Why didn't he say to Mr. Brizard, "You expect teachers to work a two week longer school yaar and a 30% longer school day for a measly 2% pay increase when you just renegged on a conracted 4% salary increase? That doesn't compute. A beginning teacher earning perhaps $50K/year would work over 300 extra hours per school year for $1000/year, maybe $800 after taxes. That's a little over $3.00/hour, not even minimum wage." Mr. Brizard should change his surname to "Buzzard"!
Let's face it. Even back to Mayor Daley, he also wanted an extended school day and year, not for the smokescreen of more educational opportunity, but to keep the kids off the street and to appease working parents. Nothing more than baby sitting service.

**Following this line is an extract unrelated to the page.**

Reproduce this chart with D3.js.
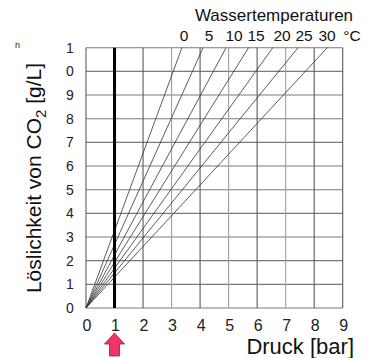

Anyone planning on teaching in Illinois, and especially the city of Chicago, will now look elsewhere. You can't live outside of Chicago to teach in Chicago, the only school district in the state with a residency rule. The state decimated all teacher's pensions, even though the Chicago Teacher's Pension fund is funded by CPS and not the state. Then the state gave CPS a three year holiday in funding the pension fund. Teaching has never been a 9 to 5 job, that was an advantage to the job, but now that's what CPS wants to turn it into. Teachers currently work 6.5 hours/day. CPS now wants an 8 hour day for basically the same money. Would anyone in the private sector accept this? There would no longer be an advantage to being a teacher, with all the aggravation that goes with the job. No recess, a 20 minute lunch, and 90 minutes increased class time is more than any child can take. You think maintaining discipline in an inner city school is tough now, it will be bedlam with a longer school day. Instead of taking it to the streets after school, the kids will now take it to the classroom. No child can take that much class time without an opportunity to blow off steam. Teach in Chicago? Remember, they don't even get a washroom break. On top of all of that, you now would have teach until age 65. Teaching was once a wonderful job. Now it will suck!
This is not Japan. There are no discipline problems in Japanese classrooms. Parents feel dishonored if a child fails, therefore their children must do well. Students must take entrance exams and qualify for a high school. In Japan children strive to excess. In the U.S., children strive to disrupt.